Some limited research is proceeding. In fiscal 1981, the federal government allocated about $15 million and in fiscal 1982 about $17 million will be spent for research on Alzheimer's and related disorders. Butler called these amounts "minuscule," both in absolute terms and considering the potential financial savings if a cure or even a treatment could be found--as researchers say is possible before the end of the decade.
Despite the relatively low level of funding for research on Alzheimer's disease, medical researchers have made significant progress toward understanding the illness in the last 10 years. The brain plaque, it is now understood, consists of degenerating nerve terminals with a core of fibrous protein. Research also has shown changes in the brain's nerve cells themselves. In addition, research has found that the tangles, which are paired, interwoven spirals, represent a malformation in the cell body of the neuron--the heart of the body's nervous system.

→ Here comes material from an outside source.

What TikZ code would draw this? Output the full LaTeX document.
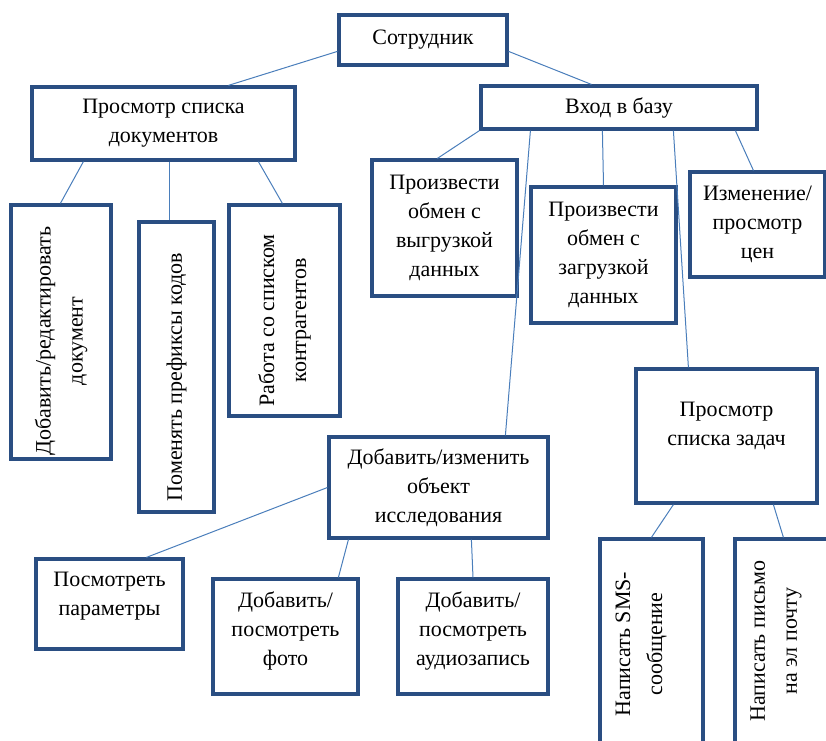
\documentclass[tikz,border=0pt]{standalone}
\usepackage{fontspec}
\setmainfont{Liberation Serif}
\definecolor{boxblue}{HTML}{2A4E82}
\definecolor{linkblue}{HTML}{4A7EBB}
\tikzset{
  x=1pt,y=-1pt,
  box/.style={draw=boxblue, line width=3.2pt, fill=white, inner sep=0pt},
  txt/.style={align=center, inner sep=0pt, font=\fontsize{22}{29}\selectfont},
  vtxt/.style={align=center, inner sep=0pt, rotate=90, font=\fontsize{22}{32}\selectfont},
  link/.style={draw=linkblue, line width=1pt}
}
\begin{document}
\begin{tikzpicture}
\useasboundingbox (0,0) rectangle (826,740);
\clip (0,0) rectangle (826,740);
% boxes
\node[box, minimum width=168pt, minimum height=50pt] (sotr) at (423,40) {};
\node[box, minimum width=263pt, minimum height=73pt] (pd) at (163.5,123.5) {};
\node[box, minimum width=276pt, minimum height=43pt] (vh) at (619,107.5) {};
\node[box, minimum width=100pt, minimum height=254pt] (d1) at (61,332) {};
\node[box, minimum width=75pt, minimum height=290pt] (d2) at (176.5,367) {};
\node[box, minimum width=111pt, minimum height=211pt] (d3) at (284.5,310.5) {};
\node[box, minimum width=145pt, minimum height=136pt] (vg) at (444.5,228) {};
\node[box, minimum width=145pt, minimum height=136pt] (zg) at (603.5,255) {};
\node[box, minimum width=135pt, minimum height=105pt] (iz) at (757.5,224.5) {};
\node[box, minimum width=181pt, minimum height=134pt] (pz) at (726.5,436) {};
\node[box, minimum width=219pt, minimum height=101pt] (obj) at (438.5,487.5) {};
\node[box, minimum width=147pt, minimum height=90pt] (pp) at (109.5,604) {};
\node[box, minimum width=145pt, minimum height=115pt] (ph) at (285.5,636.5) {};
\node[box, minimum width=150pt, minimum height=115pt] (au) at (473,636.5) {};
\node[box, minimum width=103pt, minimum height=221pt] (sms) at (651.5,649.5) {};
\node[box, minimum width=102pt, minimum height=221pt] (em) at (786,649.5) {};
% texts
\node[txt] (tsotr) at (sotr.center) {Сотрудник};
\node[txt] (tpd) at (pd.center) {Просмотр списка\\документов};
\node[txt] (tvh) at (vh.center) {Вход в базу};
\node[vtxt, xshift=-9pt] (td1) at (d1.center) {Добавить/редактировать\\документ};
\node[vtxt, xshift=-10pt] (td2) at (d2.center) {Поменять префиксы кодов};
\node[vtxt, xshift=-10pt] (td3) at (d3.center) {Работа со списком\\контрагентов};
\node[txt] (tvg) at (vg.center) {Произвести\\обмен с\\выгрузкой\\данных};
\node[txt] (tzg) at (zg.center) {Произвести\\обмен с\\загрузкой\\данных};
\node[txt] (tiz) at (iz.center) {Изменение/\\просмотр\\цен};
\node[txt, yshift=10pt] (tpz) at (pz.center) {Просмотр\\списка задач};
\node[txt] (tobj) at (obj.center) {Добавить/изменить\\объект\\исследования};
\node[txt, yshift=8pt] (tpp) at (pp.center) {Посмотреть\\параметры};
\node[txt, yshift=6pt] (tph) at (ph.center) {Добавить/\\посмотреть\\фото};
\node[txt, yshift=6pt] (tau) at (au.center) {Добавить/\\посмотреть\\аудиозапись};
\node[vtxt] (tsms) at (641,644) {Написать SMS-\\сообщение};
\node[vtxt] (tem) at (776,641) {Написать письмо\\на эл почту};
% connectors
\draw[link] ([yshift=-38pt]sotr.north west) -- ([xshift=198pt]pd.north west);
\draw[link] ([yshift=-38pt]sotr.north east) -- ([xshift=112pt]vh.north west);
\draw[link] ([xshift=53pt]pd.south west) -- ([xshift=51pt]d1.north west);
\draw[link] ([xshift=139pt]pd.south west) -- ([xshift=32pt]d2.north west);
\draw[link] ([xshift=228pt]pd.south west) -- ([xshift=55pt]d3.north west);
\draw[link] (vh.south west) -- ([xshift=67pt]vg.north west);
\draw[link] ([xshift=51pt]vh.south west) -- ([xshift=178pt]obj.north west);
\draw[link] ([xshift=123pt]vh.south west) -- (zg.north);
\draw[link] ([xshift=194pt]vh.south west) -- ([xshift=54pt]pz.north west);
\draw[link] ([xshift=256pt]vh.south west) -- ([xshift=65pt]iz.north west);
\draw[link] (obj.west) -- ([xshift=112pt]pp.north west);
\draw[link] ([xshift=21pt]obj.south west) -- ([xshift=127pt]ph.north west);
\draw[link] ([xshift=144pt]obj.south west) -- (au.north);
\draw[link] ([xshift=39pt]pz.south west) -- ([xshift=53pt]sms.north west);
\draw[link] ([xshift=139pt]pz.south west) -- ([xshift=50pt]em.north west);
\end{tikzpicture}
\end{document}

According to Dr. Robert Terry of New York's Albert Einstein College of Medicine, who has done much of the significant research in this area, no clear cause-and-effect relationship between these malformations and Alzheimer's disease has yet been established. However, Terry said, "If you alter those very important things, it's impossible for me to believe that it doesn't have a functional effect."

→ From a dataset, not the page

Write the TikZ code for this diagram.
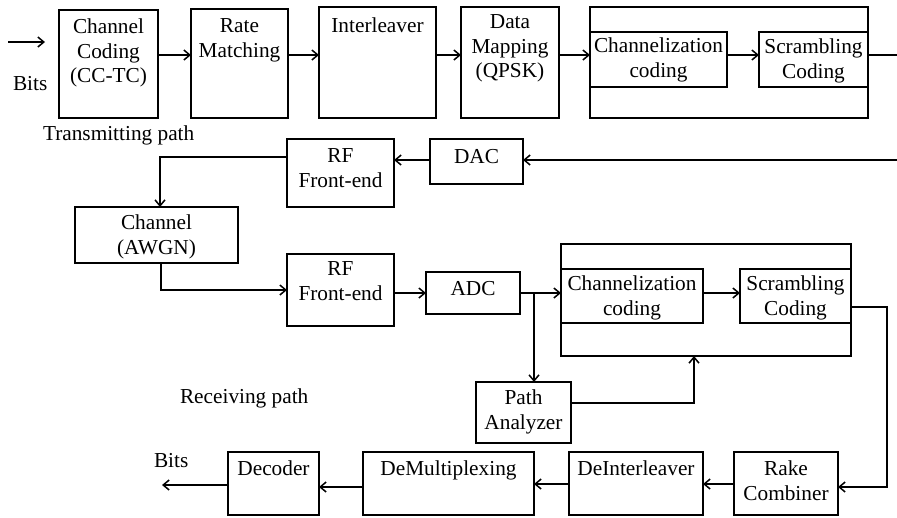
\documentclass[tikz,border=0pt]{standalone}
\usepackage{fontspec}
\setmainfont{Liberation Serif}
\usetikzlibrary{arrows.meta,fit}
\begin{document}
\begin{tikzpicture}[x=1pt,y=-1pt,
  blk/.style={draw, line width=1.8pt, inner sep=0pt, outer sep=0pt},
  txt/.style={inner sep=0pt, outer sep=0pt, align=center, font=\fontsize{21.3}{24.5}\selectfont},
  arr/.style={line width=1.5pt, -{Straight Barb[length=6pt,width=10pt]}},
  ln/.style={line width=1.5pt}]
\useasboundingbox (0,0) rectangle (897,517);

% ---- transmitting chain: blocks ----
\node[blk, fit={(59,10)(158,118)}]  (cc)    {};
\node[blk, fit={(191,9)(288,118)}]  (rate)  {};
\node[blk, fit={(319,7)(436,118)}]  (inter) {};
\node[blk, fit={(461,7)(559,118)}]  (map)   {};
\node[blk, fit={(590,7)(868,118)}]  (outT)  {};
\node[blk, fit={(590,32)(727,87)}]  (chT)   {};
\node[blk, fit={(759,32)(868,87)}]  (scT)   {};

\node[txt, anchor=north] (cc-t)    at (108.5,19) {Channel\\Coding\\(CC-TC)};
\node[txt, anchor=north] (rate-t)  at (239.5,19) {Rate\\Matching};
\node[txt, anchor=north] (inter-t) at (377.5,18) {Interleaver};
\node[txt, anchor=north] (map-t)   at (510,15)   {Data\\Mapping\\(QPSK)};
\node[txt, anchor=north] (chT-t)   at (658.5,38) {Channelization\\coding};
\node[txt, anchor=north] (scT-t)   at (813.5,39) {Scrambling\\Coding};

% ---- RF / channel section ----
\node[blk, fit={(287,139)(394,207)}] (rft) {};
\node[blk, fit={(430,139)(523,184)}] (dac) {};
\node[blk, fit={(75,207)(238,263)}]  (chn) {};
\node[blk, fit={(287,254)(394,326)}] (rfr) {};
\node[blk, fit={(426,272)(520,314)}] (adc) {};

\node[txt, anchor=north] (rft-t) at (340.5,149) {RF\\Front-end};
\node[txt, anchor=base]  (dac-t) at (476.5,163) {DAC};
\node[txt, anchor=north] (chn-t) at (156.5,215) {Channel\\(AWGN)};
\node[txt, anchor=north] (rfr-t) at (340.5,262) {RF\\Front-end};
\node[txt, anchor=base]  (adc-t) at (473,295)   {ADC};

% ---- receiving chain ----
\node[blk, fit={(561,244)(851,356)}] (outR) {};
\node[blk, fit={(561,269)(703,323)}] (chR)  {};
\node[blk, fit={(740,269)(851,323)}] (scR)  {};
\node[blk, fit={(476,382)(571,443)}] (pa)   {};
\node[blk, fit={(228,452)(319,515)}] (dec)  {};
\node[blk, fit={(363,452)(534,515)}] (dmx)  {};
\node[blk, fit={(569,452)(703,515)}] (dil)  {};
\node[blk, fit={(734,452)(838,515)}] (rake) {};

\node[txt, anchor=north] (chR-t)  at (632,276)   {Channelization\\coding};
\node[txt, anchor=north] (scR-t)  at (795.5,276) {Scrambling\\Coding};
\node[txt, anchor=north] (pa-t)   at (523.5,390) {Path\\Analyzer};
\node[txt, anchor=base]  (dec-t)  at (273.5,475) {Decoder};
\node[txt, anchor=base]  (dmx-t)  at (448.5,475) {DeMultiplexing};
\node[txt, anchor=base]  (dil-t)  at (636,475)   {DeInterleaver};
\node[txt, anchor=north] (rake-t) at (786,461)   {Rake\\Combiner};

% ---- free labels ----
\node[txt, anchor=base west] (bitsIn)  at (13,90)   {Bits};
\node[txt, anchor=base west] (txLabel) at (43,140)  {Transmitting path};
\node[txt, anchor=base west] (rxLabel) at (180,403) {Receiving path};
\node[txt, anchor=base west] (bitsOut) at (154,467) {Bits};

% ---- helper coordinates ----
\coordinate (inS)  at (8,42);
\coordinate (inE)  at (45,42);
\coordinate (yT)   at (0,55);
\coordinate (tOut) at (897,55);
\coordinate (rIn)  at (897,160);
\coordinate (yRF)  at (0,157);
\coordinate (yCh)  at (0,290);
\coordinate (br)   at (534,0);
\coordinate (yPA)  at (0,403);
\coordinate (up)   at (694,0);
\coordinate (ySc)  at (0,307);
\coordinate (dn)   at (887,0);
\coordinate (yRk)  at (0,487);
\coordinate (yBt)  at (0,484);
\coordinate (outE) at (162,485);

% ---- transmitting connectors ----
\draw[arr] (inS) -- (inE);
\draw[arr] (cc.east |- yT)    -- (rate.west |- yT);
\draw[arr] (rate.east |- yT)  -- (inter.west |- yT);
\draw[arr] (inter.east |- yT) -- (map.west |- yT);
\draw[arr] (map.east |- yT)   -- (chT.west |- yT);
\draw[arr] (chT.east |- yT)   -- (scT.west |- yT);
\draw[ln]  (scT.east |- yT)   -- (tOut);

\draw[arr] (rIn) -- (dac.east |- rIn);
\draw[arr] (dac.west |- rIn) -- (rft.east |- rIn);
\draw[arr] (rft.west |- yRF) -| ([xshift=3.5pt]chn.north);
\draw[arr] ([xshift=4.5pt]chn.south) |- (rfr.west |- yCh);

% ---- receiving connectors ----
\draw[arr] (rfr.east |- adc.west) -- (adc.west);
\draw[arr] (adc.east) -- (chR.west |- adc.east);
\draw[arr] (chR.east |- adc.east) -- (scR.west |- adc.east);
\draw[arr] (br |- adc.east) -- (br |- pa.north);
\draw[arr] (pa.east |- yPA) -| (up |- outR.south);
\draw[arr] (scR.east |- ySc) -| (dn |- yRk) -- (rake.east |- yRk);

\draw[arr] (rake.west |- yBt) -- (dil.east |- yBt);
\draw[arr] (dil.west |- yBt)  -- (dmx.east |- yBt);
\draw[arr] (dmx.west |- yRk)  -- (dec.east |- yRk);
\draw[arr] (dec.west |- outE) -- (outE);
\end{tikzpicture}
\end{document}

In addition to Terry's research, Dr. Peter Davies, a biochemist, has found a high correlation between the breakdown of a particular enzyme in the brain--choline acetyltransferase--and the incidence of Alzheimer's disease and senile dementia of the Alzheimer's type.
Still unknown are the causes of this enzyme deficiency and the connection between it and the disease. Independently of Davies' work, however, a psychiatrist at the Bronx Veterans Administration Hospital, Dr. Kenneth Davis, found that the drug physostigmine enhanced the memory function of subjects to whom it was given in a controlled experiment.

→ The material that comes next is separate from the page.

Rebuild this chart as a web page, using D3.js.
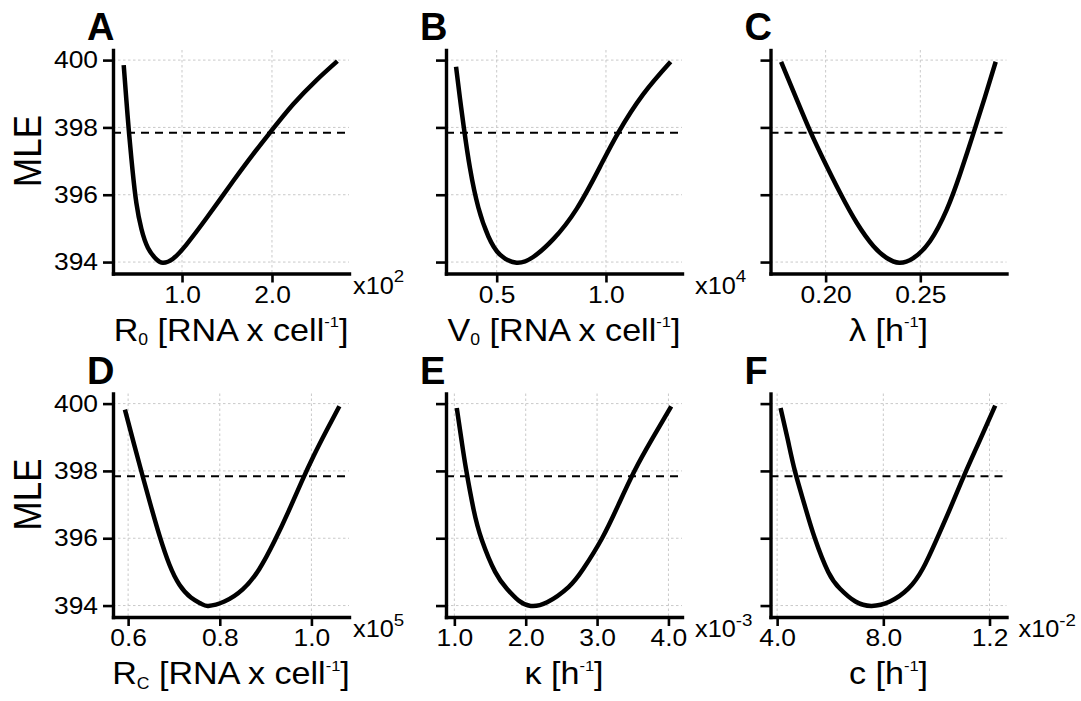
<!DOCTYPE html>
<html>
<head>
<meta charset="utf-8">
<script src="https://cdn.jsdelivr.net/npm/d3@7"></script>
<style>
  html, body { margin: 0; padding: 0; background: #fff; }
  svg { display: block; }
</style>
</head>
<body>
<svg id="chart" width="1081" height="701"></svg>
<script>
// ---- Profile likelihood data (MLE vs parameter value) ----
const panelLetters = ["A", "B", "C", "D", "E", "F"];
const yTicks = [394, 396, 398, 400];
const yTickLabels = ["394", "396", "398", "400"];
const threshold = 397.84;

// R0 [x10^2]
const r0X = [0.352, 0.382, 0.411, 0.449, 0.493, 0.549, 0.622, 0.716, 0.789, 0.900, 1.049, 1.271, 1.567, 1.789, 1.982, 2.233, 2.493, 2.727];
const r0Y = [399.85, 398.80, 397.84, 396.76, 395.75, 394.98, 394.42, 394.08, 393.98, 394.10, 394.52, 395.30, 396.40, 397.20, 397.86, 398.68, 399.40, 399.97];
const r0Ticks = [1.0, 2.0];
const r0TickLabels = ["1.0", "2.0"];

// V0 [x10^4]
const v0X = [0.314, 0.332, 0.350, 0.378, 0.416, 0.462, 0.515, 0.591, 0.667, 0.759, 0.866, 0.972, 1.056, 1.170, 1.296];
const v0Y = [399.80, 398.86, 397.98, 396.78, 395.62, 394.76, 394.22, 393.98, 394.15, 394.68, 395.58, 396.82, 397.84, 398.98, 399.95];
const v0Ticks = [0.5, 1.0];
const v0TickLabels = ["0.5", "1.0"];

// lambda [h^-1]
const lambdaX = [0.1765, 0.1849, 0.1919, 0.1989, 0.2077, 0.2165, 0.2253, 0.2323, 0.2389, 0.2463, 0.2551, 0.2639, 0.2709, 0.2779, 0.2841, 0.2898];
const lambdaY = [399.95, 398.81, 397.88, 397.04, 396.05, 395.16, 394.47, 394.12, 393.98, 394.12, 394.62, 395.55, 396.60, 397.80, 398.90, 399.95];
const lambdaTicks = [0.20, 0.25];
const lambdaTickLabels = ["0.20", "0.25"];

// Rc [x10^5]
const rcX = [0.593, 0.612, 0.630, 0.648, 0.668, 0.690, 0.712, 0.737, 0.760, 0.775, 0.810, 0.850, 0.886, 0.920, 0.950, 0.978, 1.005, 1.033, 1.061];
const rcY = [399.82, 398.84, 397.93, 397.04, 396.10, 395.22, 394.62, 394.24, 394.05, 393.99, 394.12, 394.48, 395.08, 395.93, 396.80, 397.66, 398.45, 399.20, 399.92];
const rcTicks = [0.6, 0.8, 1.0];
const rcTickLabels = ["0.6", "0.8", "1.0"];

// kappa [x10^-3]
const kappaX = [1.034, 1.100, 1.164, 1.270, 1.385, 1.572, 1.736, 1.900, 2.070, 2.300, 2.600, 2.810, 3.070, 3.300, 3.524, 3.780, 4.039];
const kappaY = [399.87, 398.92, 398.05, 396.85, 395.95, 395.00, 394.50, 394.15, 393.99, 394.10, 394.55, 395.10, 396.00, 397.00, 398.00, 398.98, 399.92];
const kappaTicks = [1, 2, 3, 4];
const kappaTickLabels = ["1.0", "2.0", "3.0", "4.0"];

// c
const cX = [4.128, 4.400, 4.668, 5.030, 5.420, 5.925, 6.370, 6.950, 7.560, 8.250, 8.940, 9.490, 10.000, 10.500, 11.030, 11.600, 12.215];
const cY = [399.87, 398.93, 398.00, 397.00, 396.00, 395.00, 394.50, 394.12, 393.99, 394.12, 394.50, 395.10, 395.95, 396.85, 397.84, 398.85, 399.94];
const cTicks = [4, 8, 12];
const cTickLabels = ["4.0", "8.0", "1.2"];

// Axis titles: segments with optional sub/superscript
const xTitles = [
  [["R"], ["0", "sub"], [" [RNA x cell"], ["-1", "sup"], ["]"]],
  [["V"], ["0", "sub"], [" [RNA x cell"], ["-1", "sup"], ["]"]],
  [["λ [h"], ["-1", "sup"], ["]"]],
  [["R"], ["C", "sub"], [" [RNA x cell"], ["-1", "sup"], ["]"]],
  [["κ [h"], ["-1", "sup"], ["]"]],
  [["c [h"], ["-1", "sup"], ["]"]]
];
const multipliers = [["x10", "2"], ["x10", "4"], null, ["x10", "5"], ["x10", "-3"], ["x10", "-2"]];
const yTitle = "MLE";

// ---- Layout ----
const FONT = "'Liberation Sans', Arial, Helvetica, sans-serif";
const S = 1.1;                      // horizontal glyph stretch used for all text
const colX = [113, 446, 770.5];
const rowTop = [50, 393.5];
const plotW = 236, plotH = 223.5;
const yDomain = [393.66, 400.3];

const panels = [
  { xs: r0X, ys: r0Y, dom: [0.233, 2.856], ticks: r0Ticks, labels: r0TickLabels, multOff: 4 },
  { xs: v0X, ys: v0Y, dom: [0.268, 1.348], ticks: v0Ticks, labels: v0TickLabels, multOff: 13 },
  { xs: lambdaX, ys: lambdaY, dom: [0.1709, 0.2955], ticks: lambdaTicks, labels: lambdaTickLabels, multOff: 0 },
  { xs: rcX, ys: rcY, dom: [0.567, 1.082], ticks: rcTicks, labels: rcTickLabels, multOff: 4 },
  { xs: kappaX, ys: kappaY, dom: [0.883, 4.19], ticks: kappaTicks, labels: kappaTickLabels, multOff: 13 },
  { xs: cX, ys: cY, dom: [3.75, 12.64], ticks: cTicks, labels: cTickLabels, multOff: 12 }
];

const svg = d3.select("#chart");

// text placed at (x, y) with the horizontal stretch applied
function stretchedText(parent, x, y, extra) {
  return parent.append("g")
    .attr("transform", `translate(${x},${y}) scale(${S},1)${extra || ""}`)
    .append("text").attr("font-family", FONT).attr("fill", "#000");
}

panels.forEach((p, i) => {
  const col = i % 3, row = Math.floor(i / 3);
  const x0 = colX[col], y0 = rowTop[row];
  const x = d3.scaleLinear().domain(p.dom).range([x0, x0 + plotW]);
  const y = d3.scaleLinear().domain(yDomain).range([y0 + plotH, y0]);
  const g = svg.append("g");

  // grid
  const grid = g.append("g").attr("stroke", "#c9c9c9").attr("stroke-width", 1)
    .attr("stroke-dasharray", "2.5,2.5").attr("fill", "none");
  grid.selectAll("line.h").data(yTicks).join("line")
    .attr("x1", x0).attr("x2", x0 + plotW)
    .attr("y1", d => y(d)).attr("y2", d => y(d));
  grid.selectAll("line.v").data(p.ticks).join("line")
    .attr("x1", d => x(d)).attr("x2", d => x(d))
    .attr("y1", y0).attr("y2", y0 + plotH);

  // threshold
  g.append("line")
    .attr("x1", x0).attr("x2", x0 + plotW)
    .attr("y1", y(threshold)).attr("y2", y(threshold))
    .attr("stroke", "#000").attr("stroke-width", 2).attr("stroke-dasharray", "8,6");

  // profile curve
  const pts = p.xs.map((v, k) => [v, p.ys[k]]);
  g.append("path").datum(pts)
    .attr("fill", "none").attr("stroke", "#000").attr("stroke-width", 4.5)
    .attr("stroke-linejoin", "round")
    .attr("d", d3.line().x(d => x(d[0])).y(d => y(d[1])).curve(d3.curveNatural));

  // y axis
  const ya = g.append("g").attr("transform", `translate(${x0},0)`)
    .call(d3.axisLeft(y).tickValues(yTicks).tickSize(10).tickSizeOuter(0).tickPadding(5)
      .tickFormat((d, k) => col === 0 ? yTickLabels[k] : ""));
  // x axis
  const xa = g.append("g").attr("transform", `translate(0,${y0 + plotH})`)
    .call(d3.axisBottom(x).tickValues(p.ticks).tickSize(9).tickSizeOuter(0).tickPadding(3)
      .tickFormat((d, k) => p.labels[k]));
  [ya, xa].forEach(a => {
    a.select(".domain").attr("stroke-width", 3.4).attr("stroke-linecap", "square");
    a.selectAll(".tick line").attr("stroke-width", 2.6);
    a.selectAll(".tick text").attr("font-family", FONT).attr("font-size", 24).attr("fill", "#000")
      .attr("x", function () { return (+this.getAttribute("x") || 0) / S; })
      .attr("transform", `scale(${S},1)`);
  });

  // x-axis title
  const t = stretchedText(g, x0 + plotW / 2, y0 + plotH + 67)
    .attr("text-anchor", "middle").attr("font-size", 31);
  xTitles[i].forEach(seg => {
    const ts = t.append("tspan").text(seg[0]);
    if (seg[1] === "sub") ts.attr("font-size", 16).attr("baseline-shift", "-32%");
    if (seg[1] === "sup") ts.attr("font-size", 15).attr("baseline-shift", "90%");
  });

  // multiplier
  if (multipliers[i]) {
    const m = stretchedText(g, x0 + plotW + p.multOff, y0 + plotH + 20).attr("font-size", 23);
    m.append("tspan").text(multipliers[i][0]);
    m.append("tspan").text(multipliers[i][1]).attr("font-size", 17).attr("baseline-shift", "65%");
  }

  // panel letter
  svg.append("text")
    .attr("x", x0 - 26).attr("y", row === 0 ? 39.5 : 384)
    .attr("font-family", FONT).attr("font-size", 38).attr("font-weight", "bold")
    .text(panelLetters[i]);

  // y-axis title
  if (col === 0) {
    stretchedText(svg, 41, y0 + 101, " rotate(-90)")
      .attr("text-anchor", "middle").attr("font-size", 35)
      .text(yTitle);
  }
});
</script>
</body>
</html>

Physostigmine inhibits the breakdown of a critical product of choline acetyltransferase, raising the possibility that some of the symptoms of Alzheimer's can be retarded or even reversed while scientists continue to seek a way of either preventing or curing the disease.
Terry summed up the situation: "We have a lot of clues in regard to the mechanism of the disease, and these are beginning to come together."
Butler, of the National Institute on Aging, finds a certain irony in the advances of modern medicine. "The triumph of this century in making it possible for people to live longer," he said, "makes even more poignant the fact that one of the fallouts of long life for some people is the vulnerability to this devastating disease.
"I want to say that in a qualified manner, because clearly if 4 or 6 percent develop the disease, then something like 95 percent don't have it. But in absolute numbers, or as a proportion, it's just astronomical, especially since numbers of older persons are growing daily in this country alone by 1,600 persons and 600,000 roughly a year.
"So that if we don't find some remedies, some forms of prevention, some effective ways of treatment of senile dementia of the Alzheimer's type, we're going to have an incredible burgeoning of the nursing-home population, enormous anguish in families, great and escalating costs and, I fear, the prospect of some cold-bloodedness."